A few soft days and the bears clamor for P3 down or the end of a large Ending Diagonal. Instead I am watching the AUD. An interesting correlation since the Global Financial Crisis has been AUD and the S&P.
The rationale for the correlation is the Global Scramble for Yield that I first mentioned almost a decade ago – in a low return environment money mangers scramble anywhere they can for smidgeons of yield. The Greenspan Put exacerbated this, and so too the Bernank’s QE.

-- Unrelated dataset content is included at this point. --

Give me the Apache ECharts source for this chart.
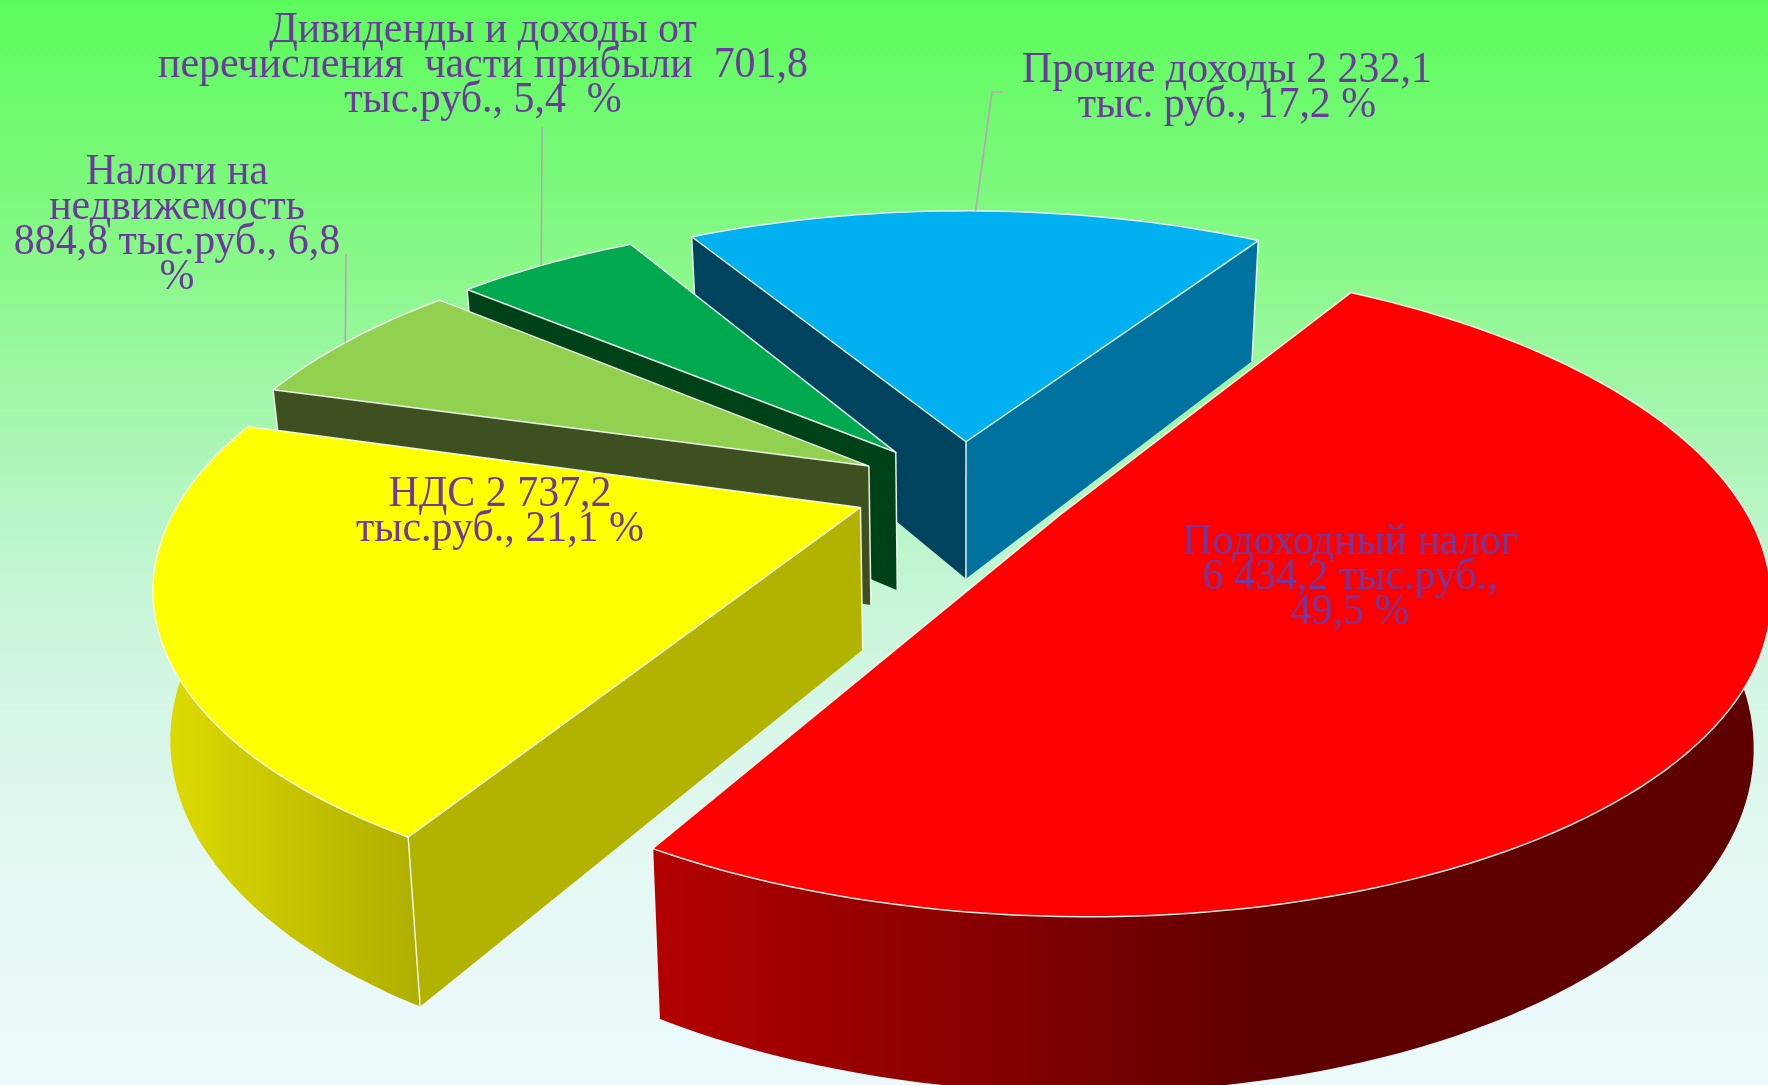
<!DOCTYPE html>
<html><head><meta charset="utf-8">
<style>html,body{margin:0;padding:0;width:100%;height:100%;overflow:hidden}#c{width:1768px;height:1085px}</style>
<script src="https://cdn.jsdelivr.net/npm/echarts@6/dist/echarts.min.js"></script>
</head><body><div id="c"></div>
<script>
const categories = ['Подоходный налог','НДС','Налоги на недвижемость','Дивиденды и доходы от перечисления части прибыли','Прочие доходы'];
const values = [6434.2, 2737.2, 884.8, 701.8, 2232.1];
const labelLines = [
  ['Подоходный налог','6 434,2 тыс.руб.,','49,5 %'],
  ['НДС 2 737,2','тыс.руб., 21,1 %'],
  ['Налоги на','недвижемость','884,8 тыс.руб., 6,8','%'],
  ['Дивиденды и доходы от','перечисления  части прибыли  701,8','тыс.руб., 5,4  %'],
  ['Прочие доходы 2 232,1','тыс. руб., 17,2 %']
];
// layout and style (not data)
const labelPos = [[1350,520],[500,472],[177,150],[483,8],[1227,48]];
const labelScaleX = 0.953;
const leaders = [null,null,[[346,254]],[[542,127]],[[992,92],[1003,92]]];
const leaderFrac = [0,0,0.48,0.47,0.5];
const topColors = ['#ff0000','#ffff00','#92d050','#00a94f','#00b0f0'];
const startWall = ['#600000','#b2b200','#3f5020','#004218','#00435f'];
const endWall = ['#600000','#b2b200','#3f5020','#004218','#0072a0'];
const rimStops = [
  [[0,'#b40000'],[0.55,'#5f0000'],[1,'#5f0000']],
  [[0,'#e0dc00'],[1,'#aeae00']],
  [[0,'#3f5020'],[1,'#3f5020']],
  [[0,'#004218'],[1,'#004218']],
  [[0,'#00435f'],[1,'#00435f']]
];
const explode = [110,110,110,110,110];
const P = {cx:964,cy:489,R:675,k:0.22,s:0.445,h:144,zf:0.022,startDeg:32};
const total = values.reduce((a,b)=>a+b,0);
const starts = []; { let a=P.startDeg; values.forEach(v=>{starts.push(a); a+=v/total*360;}); }
function proj(X,Y,Z){
  const w=(1-P.k*Y/P.R)*(1+P.zf*Z);
  return [P.cx+X/w, P.cy+(P.s*Y+P.h*Z)/w];
}
function disc(i,deg,r){
  const a0=(starts[i]+values[i]/total*180)*Math.PI/180, e=explode[i];
  const a=deg*Math.PI/180;
  return [e*Math.sin(a0)+r*Math.sin(a), -e*Math.cos(a0)-r*Math.cos(a)];
}
const EDGE='rgba(240,250,240,0.95)';
function wallVisible(A,corner,M){
  const ex=corner[0]-A[0], ey=corner[1]-A[1];
  const inner=ex*(M[1]-A[1])-ey*(M[0]-A[0]);
  const down=ex;            // cross of edge with straight down
  return inner*down<0;
}
function renderSlice(params,api){
  const i=api.value(0), v=api.value(1);
  const a0=starts[i], a1=a0+v/total*360, n=Math.max(6,Math.round((a1-a0)/1.5));
  const top=[],bot=[],disc0=[];
  for(let j=0;j<=n;j++){
    const d=a0+(a1-a0)*j/n, q=disc(i,d,P.R);
    disc0.push(q); top.push(proj(q[0],q[1],0)); bot.push(proj(q[0],q[1],1));
  }
  const c=disc(i,a0,0), A=proj(c[0],c[1],0), B=proj(c[0],c[1],1);
  const M=top[Math.round(n/2)];
  const ln=(p,q)=>({type:'line',shape:{x1:p[0],y1:p[1],x2:q[0],y2:q[1]},style:{stroke:EDGE,lineWidth:1.5}});
  const ch=[];
  ch.push({type:'polygon',shape:{points:top.concat(bot.slice().reverse())},
    style:{fill:{type:'linear',x:0,y:0,x2:1,y2:0,colorStops:rimStops[i].map(s=>({offset:s[0],color:s[1]}))}}});
  const vEnd=wallVisible(A,top[n],M), vStart=wallVisible(A,top[0],M);
  if(vEnd) ch.push({type:'polygon',shape:{points:[A,top[n],bot[n],B]},style:{fill:endWall[i]}});
  if(vStart) ch.push({type:'polygon',shape:{points:[A,top[0],bot[0],B]},style:{fill:startWall[i]}});
  if(vEnd||vStart) ch.push(ln(A,B));
  if(vStart||disc0[0][1]>0) ch.push(ln(top[0],bot[0]));
  if(vEnd||disc0[n][1]>0) ch.push(ln(top[n],bot[n]));
  ch.push({type:'polygon',shape:{points:[A].concat(top)},style:{fill:topColors[i],stroke:EDGE,lineWidth:1.5,lineJoin:'round'}});
  if(leaders[i]){
    const q=disc(i,a0+(a1-a0)*leaderFrac[i],P.R), p=proj(q[0],q[1],0);
    ch.push({type:'polyline',shape:{points:[p].concat(leaders[i])},style:{fill:null,stroke:'#b9a3ba',lineWidth:1.6}});
  }
  return {type:'group',children:ch};
}
function renderLabel(params,api){
  const i=api.value(0), pos=labelPos[i];
  return {type:'group',children:labelLines[i].map((t,j)=>({type:'text',x:pos[0],y:pos[1]+j*35.3,scaleX:labelScaleX,
    style:{text:t,textAlign:'center',textVerticalAlign:'top',fill:'#6e389f',font:'44px "Liberation Serif"'}}))};
}
const order=[4,3,2,1,0];
const chart=echarts.init(document.getElementById('c'));
chart.setOption({
  animation:false,
  backgroundColor:{type:'linear',x:0,y:0,x2:0,y2:1,colorStops:[
    {offset:0,color:'#5cfb5c'},{offset:0.25,color:'#8af88a'},{offset:0.5,color:'#bdf5cd'},
    {offset:0.62,color:'#d2f6e3'},{offset:0.8,color:'#e4f8f4'},{offset:1,color:'#ebf9fb'}]},
  series:[
    {type:'custom',name:'slices',coordinateSystem:'none',silent:true,renderItem:renderSlice,clip:false,
     data:order.map(i=>({name:categories[i],value:[i,values[i]]}))},
    {type:'custom',name:'labels',coordinateSystem:'none',silent:true,z:10,renderItem:renderLabel,
     data:order.map(i=>({name:categories[i],value:[i,values[i]]}))}
  ]
});
</script></body></html>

The more specific correlation is that QE drives up commodities, something also predicted here, and therefore commodity currencies like the AUD. Australia, however, is now in a bind, as its currency is over-valued for its value-added industries, and its mining exports are suffering due to the Chinese slowdown that may yet turn into a hard landing. Indeed, the AUD correlation broke over the past nine months as China began to slow:
(click to enlarge)
The bind puts pressure on the RBA to lower rates, to weaken the AUD and support the slowing failing housing sector.

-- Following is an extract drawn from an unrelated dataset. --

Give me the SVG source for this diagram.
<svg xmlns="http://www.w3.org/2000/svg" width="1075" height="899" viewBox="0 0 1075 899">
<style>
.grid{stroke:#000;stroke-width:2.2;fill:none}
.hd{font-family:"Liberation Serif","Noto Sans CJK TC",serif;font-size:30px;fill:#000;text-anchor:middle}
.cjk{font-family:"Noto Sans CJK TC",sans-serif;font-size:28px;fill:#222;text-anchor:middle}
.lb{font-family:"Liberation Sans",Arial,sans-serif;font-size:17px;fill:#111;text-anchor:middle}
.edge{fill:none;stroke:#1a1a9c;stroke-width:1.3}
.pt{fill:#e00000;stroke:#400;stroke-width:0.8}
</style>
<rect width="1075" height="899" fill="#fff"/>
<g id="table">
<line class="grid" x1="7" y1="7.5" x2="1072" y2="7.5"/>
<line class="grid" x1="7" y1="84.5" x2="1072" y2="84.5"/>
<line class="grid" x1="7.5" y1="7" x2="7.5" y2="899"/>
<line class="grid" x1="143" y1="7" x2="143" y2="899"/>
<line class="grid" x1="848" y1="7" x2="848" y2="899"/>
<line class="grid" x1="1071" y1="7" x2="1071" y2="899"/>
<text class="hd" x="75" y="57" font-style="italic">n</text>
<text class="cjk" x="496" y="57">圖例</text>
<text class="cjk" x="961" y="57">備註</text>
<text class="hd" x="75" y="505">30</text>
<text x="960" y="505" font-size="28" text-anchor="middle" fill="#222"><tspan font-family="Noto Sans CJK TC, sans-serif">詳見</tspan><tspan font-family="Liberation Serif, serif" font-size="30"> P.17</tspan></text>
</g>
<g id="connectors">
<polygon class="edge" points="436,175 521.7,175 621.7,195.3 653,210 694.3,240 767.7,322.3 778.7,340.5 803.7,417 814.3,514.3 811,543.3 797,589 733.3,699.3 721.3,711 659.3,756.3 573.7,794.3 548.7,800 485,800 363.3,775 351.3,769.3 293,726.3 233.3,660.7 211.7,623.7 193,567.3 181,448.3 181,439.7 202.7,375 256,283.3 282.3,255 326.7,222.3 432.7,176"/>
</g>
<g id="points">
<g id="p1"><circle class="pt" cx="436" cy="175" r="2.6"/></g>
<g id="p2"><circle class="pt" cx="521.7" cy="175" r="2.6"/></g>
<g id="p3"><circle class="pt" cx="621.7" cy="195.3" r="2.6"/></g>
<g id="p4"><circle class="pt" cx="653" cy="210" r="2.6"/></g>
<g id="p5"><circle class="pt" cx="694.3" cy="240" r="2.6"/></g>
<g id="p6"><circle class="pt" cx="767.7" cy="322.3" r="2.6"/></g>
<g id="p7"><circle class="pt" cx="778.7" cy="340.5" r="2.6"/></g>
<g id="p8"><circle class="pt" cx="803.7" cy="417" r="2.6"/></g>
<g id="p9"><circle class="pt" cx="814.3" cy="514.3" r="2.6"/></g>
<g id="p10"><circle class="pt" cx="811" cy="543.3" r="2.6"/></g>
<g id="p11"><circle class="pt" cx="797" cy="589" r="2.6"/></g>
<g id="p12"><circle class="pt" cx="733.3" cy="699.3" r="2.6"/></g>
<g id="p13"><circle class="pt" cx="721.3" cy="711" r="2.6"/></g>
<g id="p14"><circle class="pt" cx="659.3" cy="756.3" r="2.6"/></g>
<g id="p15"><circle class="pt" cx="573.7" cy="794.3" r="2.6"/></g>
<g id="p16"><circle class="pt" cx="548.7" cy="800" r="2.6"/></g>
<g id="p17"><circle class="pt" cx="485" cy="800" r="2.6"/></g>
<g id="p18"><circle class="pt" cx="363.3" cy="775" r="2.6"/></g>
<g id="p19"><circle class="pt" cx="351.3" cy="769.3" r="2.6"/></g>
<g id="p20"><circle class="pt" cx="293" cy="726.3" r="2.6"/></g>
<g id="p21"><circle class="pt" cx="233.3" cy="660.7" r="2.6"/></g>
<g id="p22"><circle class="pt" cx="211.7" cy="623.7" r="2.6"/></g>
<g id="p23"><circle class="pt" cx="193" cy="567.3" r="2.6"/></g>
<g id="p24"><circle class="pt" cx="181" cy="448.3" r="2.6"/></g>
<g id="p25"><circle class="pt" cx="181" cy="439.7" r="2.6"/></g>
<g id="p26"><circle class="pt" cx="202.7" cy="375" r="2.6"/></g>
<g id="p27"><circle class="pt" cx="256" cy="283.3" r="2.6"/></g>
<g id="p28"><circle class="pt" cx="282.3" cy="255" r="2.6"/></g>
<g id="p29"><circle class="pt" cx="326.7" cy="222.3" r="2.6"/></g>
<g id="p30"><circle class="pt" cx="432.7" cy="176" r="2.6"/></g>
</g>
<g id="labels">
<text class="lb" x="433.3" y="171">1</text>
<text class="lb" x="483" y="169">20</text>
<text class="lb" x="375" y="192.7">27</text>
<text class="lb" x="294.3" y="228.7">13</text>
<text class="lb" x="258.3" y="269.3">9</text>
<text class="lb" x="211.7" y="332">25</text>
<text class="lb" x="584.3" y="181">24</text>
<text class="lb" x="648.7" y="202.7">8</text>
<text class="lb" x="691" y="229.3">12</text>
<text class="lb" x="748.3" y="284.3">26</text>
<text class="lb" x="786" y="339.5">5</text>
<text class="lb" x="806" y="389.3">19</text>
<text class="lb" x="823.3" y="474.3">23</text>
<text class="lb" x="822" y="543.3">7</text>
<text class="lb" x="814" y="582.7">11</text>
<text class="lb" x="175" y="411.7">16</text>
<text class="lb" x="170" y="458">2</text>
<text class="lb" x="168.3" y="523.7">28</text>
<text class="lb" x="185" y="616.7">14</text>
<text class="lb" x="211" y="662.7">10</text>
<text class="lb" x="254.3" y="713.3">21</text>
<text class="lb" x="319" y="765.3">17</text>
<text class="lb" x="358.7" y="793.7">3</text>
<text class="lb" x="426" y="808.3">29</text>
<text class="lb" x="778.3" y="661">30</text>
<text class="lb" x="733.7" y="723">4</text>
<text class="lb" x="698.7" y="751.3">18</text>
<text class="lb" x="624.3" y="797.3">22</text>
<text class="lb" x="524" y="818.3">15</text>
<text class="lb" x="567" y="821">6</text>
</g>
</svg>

We can tell which it is (liquidity pump/optimism or rush to safety/fear) by looking at the TNX (ten year Treasury). In the final rush to safety, its rate should fall below their recent low of 1.4%, maybe down to 1.2%. Right now the TNX has gone the other way, and many pundits – including EWI in a recent bond report – says the great bond bull market is over. We’ll see.
The neoclassical economics have pushed the liquidity pump, and want it to be followed up with fiscal stimulus. Problem is, that ain’t happening as tea party types around the globe have instead pushed for various forms of fiscal responsibility and austerity. This has caused many of the leading economists to get a bit hysterical, since they know that the liquidity pump sans a fiscal pump leads to a deeper drop than we saw in 2001 or 2008. Hence you see in a lot of predictions a growing sense of a disaster, a cliff the world is about to fall off of.
In the short run, such as US equities this past week, we saw a fade off the recent QE rally. Indeed, most of the QE Rally across various markets is gone, except in commodities. Does this mean we have topped? Unlikely. Neely sees us in a pattern which should soon turn north again, have a fade, then another run up. This might unfold all the way into the election, especially if it remains close.
Rather than call the top, watch the divergence.